DATASET EXTRACT —
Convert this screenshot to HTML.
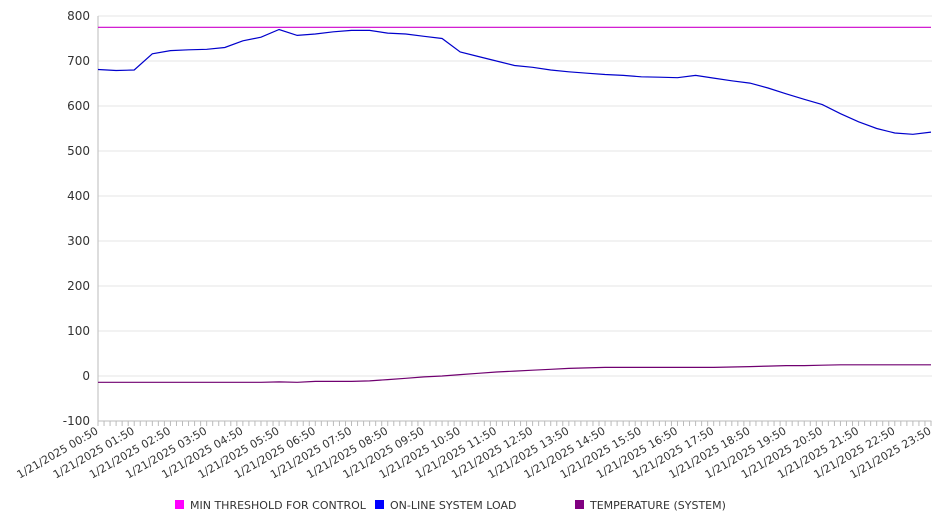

==

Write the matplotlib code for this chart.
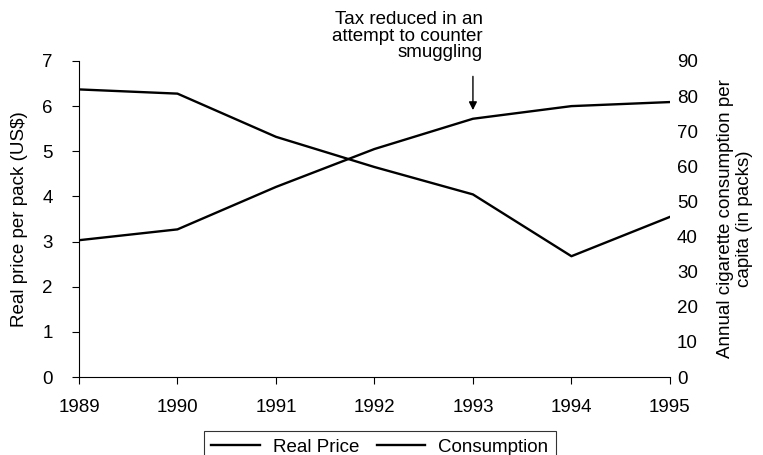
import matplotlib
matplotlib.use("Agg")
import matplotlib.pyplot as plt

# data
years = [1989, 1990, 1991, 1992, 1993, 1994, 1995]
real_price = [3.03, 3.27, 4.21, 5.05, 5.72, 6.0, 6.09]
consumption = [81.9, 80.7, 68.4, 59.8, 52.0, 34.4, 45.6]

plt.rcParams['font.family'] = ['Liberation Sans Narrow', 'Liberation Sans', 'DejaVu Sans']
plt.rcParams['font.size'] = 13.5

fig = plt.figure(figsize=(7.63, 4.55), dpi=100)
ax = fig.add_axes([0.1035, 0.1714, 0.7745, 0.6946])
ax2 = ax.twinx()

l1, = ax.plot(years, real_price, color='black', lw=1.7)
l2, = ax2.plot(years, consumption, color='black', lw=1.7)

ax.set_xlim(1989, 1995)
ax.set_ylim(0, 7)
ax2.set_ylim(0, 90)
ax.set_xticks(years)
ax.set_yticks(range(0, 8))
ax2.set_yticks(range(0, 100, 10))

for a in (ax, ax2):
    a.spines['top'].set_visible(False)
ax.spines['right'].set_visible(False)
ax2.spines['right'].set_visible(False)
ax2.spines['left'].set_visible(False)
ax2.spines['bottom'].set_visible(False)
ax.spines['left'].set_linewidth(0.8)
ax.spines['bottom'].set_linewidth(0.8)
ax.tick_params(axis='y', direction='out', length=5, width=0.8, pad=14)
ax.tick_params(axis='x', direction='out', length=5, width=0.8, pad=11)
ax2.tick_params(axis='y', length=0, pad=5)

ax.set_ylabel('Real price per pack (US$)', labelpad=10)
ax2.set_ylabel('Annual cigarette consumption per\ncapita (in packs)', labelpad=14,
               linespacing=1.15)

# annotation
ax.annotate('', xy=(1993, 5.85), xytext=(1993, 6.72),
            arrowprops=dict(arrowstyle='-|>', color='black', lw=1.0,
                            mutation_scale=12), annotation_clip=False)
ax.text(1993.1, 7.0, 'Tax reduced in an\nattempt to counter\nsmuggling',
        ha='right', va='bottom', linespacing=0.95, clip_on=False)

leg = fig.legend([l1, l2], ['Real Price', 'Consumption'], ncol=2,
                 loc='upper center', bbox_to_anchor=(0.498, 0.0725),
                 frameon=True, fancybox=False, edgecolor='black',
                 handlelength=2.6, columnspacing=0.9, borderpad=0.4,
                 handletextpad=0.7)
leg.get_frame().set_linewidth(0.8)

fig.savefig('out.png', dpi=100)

WORK TO DO — Only lines with the string "matplotlib" belong in your answer; copy each one.

WRITTEN ANSWER —
Write the matplotlib code for this chart.
import matplotlib
matplotlib.use("Agg")
import matplotlib.pyplot as plt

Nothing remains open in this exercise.